Ways and Means Committee Hearing Highlights Deep Flaws in IRS Private Tax Collection Program

Press Release May 29, 2007

Washington D.C.—A hearing by the House Ways and Means Committee into Internal Revenue Service (IRS) use of private tax collectors has shed light on additional serious issues surrounding the ill-advised program, the leader of the union representing IRS employees said today.

“The committee hearing highlighted several inaccuracies in the claims of supporters of the program regarding such things as cost-effectiveness and customer satisfaction as well as revealing abusive treatment of multiple taxpayers by the private tax debt collectors,” said President Colleen M. Kelley of the National Treasury Employees Union (NTEU).

Kelley has been leading the fight against the IRS use of private collection agencies to pursue tax debts in exchange for a bounty of up to 24 percent of the money they collect. The Ways and Means Committee hearing last week was part of a continuing investigation into the program.

One of the inaccuracies that came to light during the hearing is the claim made by supporters of the program that the return on investment by the private collection companies is about the same as for IRS employees—at 4 to 1. But testimony by the acting IRS commissioner placed the actual return on investment by IRS employees at 13 to 1, and the National Taxpayer Advocate put the ROI for similar efforts by the IRS at 20 to 1.

President Kelley noted that one member of the committee quoted the previous IRS commissioner as placing start-up costs for the program at about $13 million; the reality, she said, is that the actual start-up costs have been close to $71 million. With the program having yielded only some $19.5 million thus far, it is unlikely to reach the break-even point until sometime next year, at the earliest.

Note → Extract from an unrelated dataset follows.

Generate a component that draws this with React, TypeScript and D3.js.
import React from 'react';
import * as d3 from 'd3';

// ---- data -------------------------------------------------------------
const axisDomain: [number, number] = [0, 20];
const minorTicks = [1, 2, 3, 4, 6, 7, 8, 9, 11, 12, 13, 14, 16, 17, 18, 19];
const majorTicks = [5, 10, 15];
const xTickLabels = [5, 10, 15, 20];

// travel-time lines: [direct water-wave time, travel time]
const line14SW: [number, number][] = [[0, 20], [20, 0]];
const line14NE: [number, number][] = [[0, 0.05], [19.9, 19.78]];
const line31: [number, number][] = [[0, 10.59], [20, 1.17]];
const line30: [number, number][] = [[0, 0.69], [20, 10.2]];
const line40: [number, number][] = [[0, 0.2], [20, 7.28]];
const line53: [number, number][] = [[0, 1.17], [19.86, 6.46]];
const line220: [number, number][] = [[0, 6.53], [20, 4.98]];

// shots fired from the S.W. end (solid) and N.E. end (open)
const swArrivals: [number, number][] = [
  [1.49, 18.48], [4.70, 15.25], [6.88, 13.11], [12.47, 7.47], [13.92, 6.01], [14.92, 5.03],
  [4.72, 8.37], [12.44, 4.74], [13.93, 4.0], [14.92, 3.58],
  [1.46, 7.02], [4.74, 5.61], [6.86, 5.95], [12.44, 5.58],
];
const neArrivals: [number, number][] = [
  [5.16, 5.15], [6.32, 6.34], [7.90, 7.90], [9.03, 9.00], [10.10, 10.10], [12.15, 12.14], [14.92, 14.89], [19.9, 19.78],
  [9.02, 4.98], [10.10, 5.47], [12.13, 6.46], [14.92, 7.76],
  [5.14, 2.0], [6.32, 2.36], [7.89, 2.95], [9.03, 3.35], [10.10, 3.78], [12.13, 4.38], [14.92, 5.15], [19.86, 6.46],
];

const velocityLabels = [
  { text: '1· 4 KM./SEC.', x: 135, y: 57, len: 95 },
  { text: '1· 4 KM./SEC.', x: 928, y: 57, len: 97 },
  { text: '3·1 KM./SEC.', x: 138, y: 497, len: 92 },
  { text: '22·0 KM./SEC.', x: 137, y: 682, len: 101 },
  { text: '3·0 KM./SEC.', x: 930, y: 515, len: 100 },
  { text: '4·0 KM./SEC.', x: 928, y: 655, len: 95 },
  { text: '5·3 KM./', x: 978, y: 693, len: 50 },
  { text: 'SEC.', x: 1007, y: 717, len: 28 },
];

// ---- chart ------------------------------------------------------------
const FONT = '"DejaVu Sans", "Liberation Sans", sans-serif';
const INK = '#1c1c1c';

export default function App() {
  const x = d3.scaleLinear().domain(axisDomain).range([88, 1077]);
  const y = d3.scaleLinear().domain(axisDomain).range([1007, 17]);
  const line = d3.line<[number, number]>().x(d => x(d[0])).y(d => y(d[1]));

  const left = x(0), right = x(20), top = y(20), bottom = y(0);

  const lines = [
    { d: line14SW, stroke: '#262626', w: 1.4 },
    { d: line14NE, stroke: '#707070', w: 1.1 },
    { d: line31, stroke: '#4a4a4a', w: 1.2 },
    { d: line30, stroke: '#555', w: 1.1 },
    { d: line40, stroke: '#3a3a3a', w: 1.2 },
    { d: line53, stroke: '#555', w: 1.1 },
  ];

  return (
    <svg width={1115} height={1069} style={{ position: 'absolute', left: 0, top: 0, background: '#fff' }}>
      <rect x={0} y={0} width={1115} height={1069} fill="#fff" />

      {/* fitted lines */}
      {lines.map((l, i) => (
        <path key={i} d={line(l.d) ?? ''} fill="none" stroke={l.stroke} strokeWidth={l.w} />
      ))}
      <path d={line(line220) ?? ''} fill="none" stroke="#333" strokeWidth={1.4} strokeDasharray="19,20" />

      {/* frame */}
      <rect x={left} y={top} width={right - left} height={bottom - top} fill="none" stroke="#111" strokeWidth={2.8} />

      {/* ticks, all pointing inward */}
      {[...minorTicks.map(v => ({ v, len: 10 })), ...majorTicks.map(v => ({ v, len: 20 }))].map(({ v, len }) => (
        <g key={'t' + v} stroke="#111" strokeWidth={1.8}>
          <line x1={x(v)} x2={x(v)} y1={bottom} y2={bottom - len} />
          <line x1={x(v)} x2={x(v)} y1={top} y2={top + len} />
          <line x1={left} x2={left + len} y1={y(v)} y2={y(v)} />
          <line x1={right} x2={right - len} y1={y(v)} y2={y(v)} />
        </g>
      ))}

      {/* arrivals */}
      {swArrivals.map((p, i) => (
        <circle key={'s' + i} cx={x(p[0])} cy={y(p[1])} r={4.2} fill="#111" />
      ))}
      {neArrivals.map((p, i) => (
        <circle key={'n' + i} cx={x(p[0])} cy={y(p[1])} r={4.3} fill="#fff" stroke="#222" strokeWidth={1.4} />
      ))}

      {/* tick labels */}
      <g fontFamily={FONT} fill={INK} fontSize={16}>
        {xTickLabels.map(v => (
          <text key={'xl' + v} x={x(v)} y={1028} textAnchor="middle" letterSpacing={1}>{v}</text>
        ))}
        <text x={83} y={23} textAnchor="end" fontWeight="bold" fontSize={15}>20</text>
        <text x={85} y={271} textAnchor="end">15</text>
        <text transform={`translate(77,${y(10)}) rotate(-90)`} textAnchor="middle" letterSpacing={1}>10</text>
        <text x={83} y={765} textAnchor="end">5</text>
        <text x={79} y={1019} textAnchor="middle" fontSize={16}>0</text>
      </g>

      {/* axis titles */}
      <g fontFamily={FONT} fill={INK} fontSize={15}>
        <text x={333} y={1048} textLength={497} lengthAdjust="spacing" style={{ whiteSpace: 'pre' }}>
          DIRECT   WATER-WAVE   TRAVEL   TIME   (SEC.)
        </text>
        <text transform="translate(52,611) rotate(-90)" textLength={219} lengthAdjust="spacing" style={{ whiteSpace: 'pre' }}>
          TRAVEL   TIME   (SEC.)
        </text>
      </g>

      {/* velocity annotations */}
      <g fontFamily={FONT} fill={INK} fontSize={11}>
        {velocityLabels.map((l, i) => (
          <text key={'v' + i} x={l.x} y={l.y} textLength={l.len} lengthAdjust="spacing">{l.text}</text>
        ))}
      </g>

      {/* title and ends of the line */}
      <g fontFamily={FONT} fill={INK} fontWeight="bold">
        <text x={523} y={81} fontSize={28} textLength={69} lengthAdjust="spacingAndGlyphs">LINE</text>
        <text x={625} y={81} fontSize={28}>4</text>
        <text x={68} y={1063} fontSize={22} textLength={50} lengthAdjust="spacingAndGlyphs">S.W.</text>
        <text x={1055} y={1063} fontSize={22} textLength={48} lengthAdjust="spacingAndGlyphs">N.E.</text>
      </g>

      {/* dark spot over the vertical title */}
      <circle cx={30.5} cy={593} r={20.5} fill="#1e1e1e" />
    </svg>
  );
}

Moreover, President Kelley said, it appears clear from early data that the debt collectors are pursuing lower-income taxpayers in large numbers. Fully 35 percent of those contacted were eligible for the Earned Income Tax Credit on their tax forms.

“This aspect should be particularly difficult for program supporters to justify,” Kelley said, “at the same time the IRS is reducing staff among its estate and gift tax attorneys and cutting both the time and scope of audits of higher-income taxpayers.”

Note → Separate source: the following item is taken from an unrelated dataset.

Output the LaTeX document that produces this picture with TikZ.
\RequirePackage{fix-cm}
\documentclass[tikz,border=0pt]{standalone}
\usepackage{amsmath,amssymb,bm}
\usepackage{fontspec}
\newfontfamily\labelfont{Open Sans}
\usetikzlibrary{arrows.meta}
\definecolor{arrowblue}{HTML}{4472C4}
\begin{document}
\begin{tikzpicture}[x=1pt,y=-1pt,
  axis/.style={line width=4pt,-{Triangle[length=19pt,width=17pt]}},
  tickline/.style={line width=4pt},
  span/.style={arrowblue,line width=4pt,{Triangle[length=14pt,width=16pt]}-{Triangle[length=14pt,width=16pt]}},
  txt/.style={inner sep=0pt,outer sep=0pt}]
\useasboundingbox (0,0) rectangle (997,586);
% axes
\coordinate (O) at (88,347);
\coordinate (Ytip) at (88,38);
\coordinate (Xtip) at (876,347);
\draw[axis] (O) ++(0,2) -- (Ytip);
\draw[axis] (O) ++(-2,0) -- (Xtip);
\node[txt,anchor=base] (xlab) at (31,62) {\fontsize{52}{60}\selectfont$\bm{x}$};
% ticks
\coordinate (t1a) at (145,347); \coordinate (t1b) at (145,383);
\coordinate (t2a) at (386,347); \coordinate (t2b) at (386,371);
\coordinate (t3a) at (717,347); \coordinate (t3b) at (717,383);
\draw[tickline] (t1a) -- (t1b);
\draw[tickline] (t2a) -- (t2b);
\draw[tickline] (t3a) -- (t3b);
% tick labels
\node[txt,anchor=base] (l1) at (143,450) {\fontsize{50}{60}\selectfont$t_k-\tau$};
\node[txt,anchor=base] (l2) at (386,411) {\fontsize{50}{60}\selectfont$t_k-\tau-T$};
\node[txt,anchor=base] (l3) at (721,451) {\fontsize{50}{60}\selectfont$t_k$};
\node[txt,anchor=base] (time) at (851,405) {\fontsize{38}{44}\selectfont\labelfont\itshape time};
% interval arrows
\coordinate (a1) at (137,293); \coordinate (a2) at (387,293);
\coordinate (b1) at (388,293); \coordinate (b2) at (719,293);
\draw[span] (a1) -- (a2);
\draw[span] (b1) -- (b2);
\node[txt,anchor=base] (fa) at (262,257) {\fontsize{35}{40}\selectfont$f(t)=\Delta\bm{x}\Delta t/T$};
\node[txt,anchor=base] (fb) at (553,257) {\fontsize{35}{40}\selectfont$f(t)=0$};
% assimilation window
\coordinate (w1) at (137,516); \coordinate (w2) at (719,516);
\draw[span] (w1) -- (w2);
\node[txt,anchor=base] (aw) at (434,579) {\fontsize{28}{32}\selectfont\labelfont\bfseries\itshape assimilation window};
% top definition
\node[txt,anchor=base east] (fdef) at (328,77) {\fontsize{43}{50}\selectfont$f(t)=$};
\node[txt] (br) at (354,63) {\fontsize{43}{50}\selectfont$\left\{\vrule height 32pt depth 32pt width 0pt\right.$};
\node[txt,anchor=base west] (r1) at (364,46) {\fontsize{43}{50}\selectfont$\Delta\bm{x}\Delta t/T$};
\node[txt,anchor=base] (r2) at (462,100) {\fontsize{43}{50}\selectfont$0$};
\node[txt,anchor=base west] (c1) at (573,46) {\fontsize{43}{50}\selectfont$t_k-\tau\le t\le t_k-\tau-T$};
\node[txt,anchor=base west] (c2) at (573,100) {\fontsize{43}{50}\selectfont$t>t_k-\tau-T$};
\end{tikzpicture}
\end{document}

Program supporters also put the number of complaints in the initial stage of the program at about 25. The IRS, however, using only information reported by the debt collectors, has listed at least 72 taxpayer complaints since last fall alone, including violations of the Fair Debt Collection Practices Act (FDCPA) and contract violations. This excludes any complaints about the program lodged with the Federal Trade Commission, state Better Business Bureaus or state attorneys general.

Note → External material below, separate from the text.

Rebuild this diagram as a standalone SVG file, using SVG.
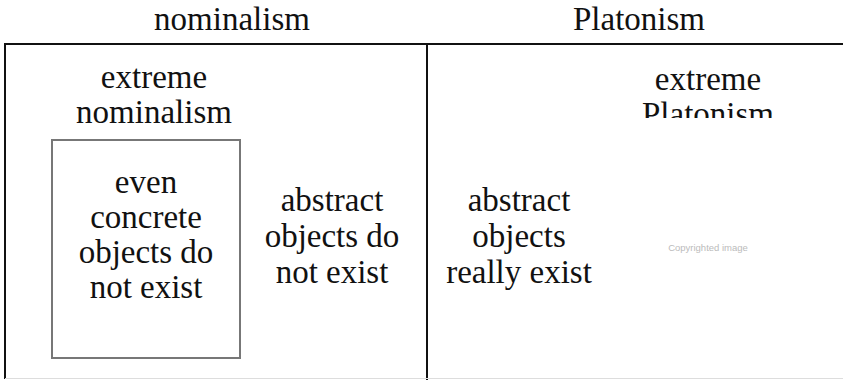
<svg xmlns="http://www.w3.org/2000/svg" width="843" height="380" viewBox="0 0 843 380">
<style>
text.t{font-family:'Liberation Serif','DejaVu Serif',serif;font-size:33px;fill:#111;text-anchor:middle}
.frame{stroke:#111;stroke-width:2;fill:none}
.inner{stroke:#777;stroke-width:2;fill:none}
text.note{font-family:'Liberation Sans',Arial,sans-serif;font-size:9.5px;fill:#bbb;text-anchor:middle}
</style>
<defs>
<clipPath id="clipP"><rect x="600" y="50" width="243" height="68"/></clipPath>
</defs>
<rect width="843" height="380" fill="#fff"/>
<g id="connectors">
<line class="frame" x1="4" y1="44" x2="843" y2="44"/>
<line class="frame" x1="5" y1="44" x2="5" y2="379"/>
<line class="frame" x1="427" y1="44" x2="427" y2="380"/>
<line x1="5" y1="378.5" x2="843" y2="378.5" stroke="#ddd" stroke-width="1"/>
</g>
<g id="heading-nominalism"><text class="t" font-family="Liberation Serif, serif" x="232" y="30">nominalism</text></g>
<g id="heading-platonism"><text class="t" font-family="Liberation Serif, serif" x="639" y="30">Platonism</text></g>
<g id="extreme-nominalism">
<text class="t" x="154" y="88">extreme</text>
<text class="t" x="154" y="123">nominalism</text>
</g>
<g id="concrete-box">
<rect class="inner" x="52" y="140" width="188" height="218"/>
<text class="t" x="146" y="193">even</text>
<text class="t" x="146" y="228">concrete</text>
<text class="t" x="146" y="263">objects do</text>
<text class="t" x="146" y="298">not exist</text>
</g>
<g id="abstract-not-exist">
<text class="t" x="332" y="211">abstract</text>
<text class="t" x="332" y="247">objects do</text>
<text class="t" x="332" y="283">not exist</text>
</g>
<g id="abstract-exist">
<text class="t" x="519" y="211">abstract</text>
<text class="t" x="519" y="247">objects</text>
<text class="t" x="519" y="283">really exist</text>
</g>
<g id="extreme-platonism" clip-path="url(#clipP)">
<text class="t" x="708" y="90">extreme</text>
<text class="t" x="708" y="125">Platonism</text>
</g>
<g id="copyright"><text class="note" x="708" y="251">Copyrighted image</text></g>
</svg>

And while debt collectors claimed a 94 percent satisfaction rate among those it contacted, Government Accountability Office (GAO) testimony said the survey was not statistically valid. The survey included no responses from those who received incorrect calls.

Meanwhile, audio tapes of phone calls from collectors to taxpayers illustrated why there were numerous complaints dealing with the collectors’ demands that the taxpayer reveal his or her Social Security number prior to being told the nature of the call; other complaints involved receiving multiple calls—in one instance, 150 calls to the elderly parents of a taxpayer after the collection agency was notified he was no longer at that address; and calls made to taxpayers outside of the hours permitted by FDCPA.

All of these problems occurred, President Kelley said, despite IRS assurances that the program would operate according to strict guidelines designed to avoid these kinds of issues.

NTEU is the largest independent federal union, representing some 150,000 employees in 31 agencies and departments.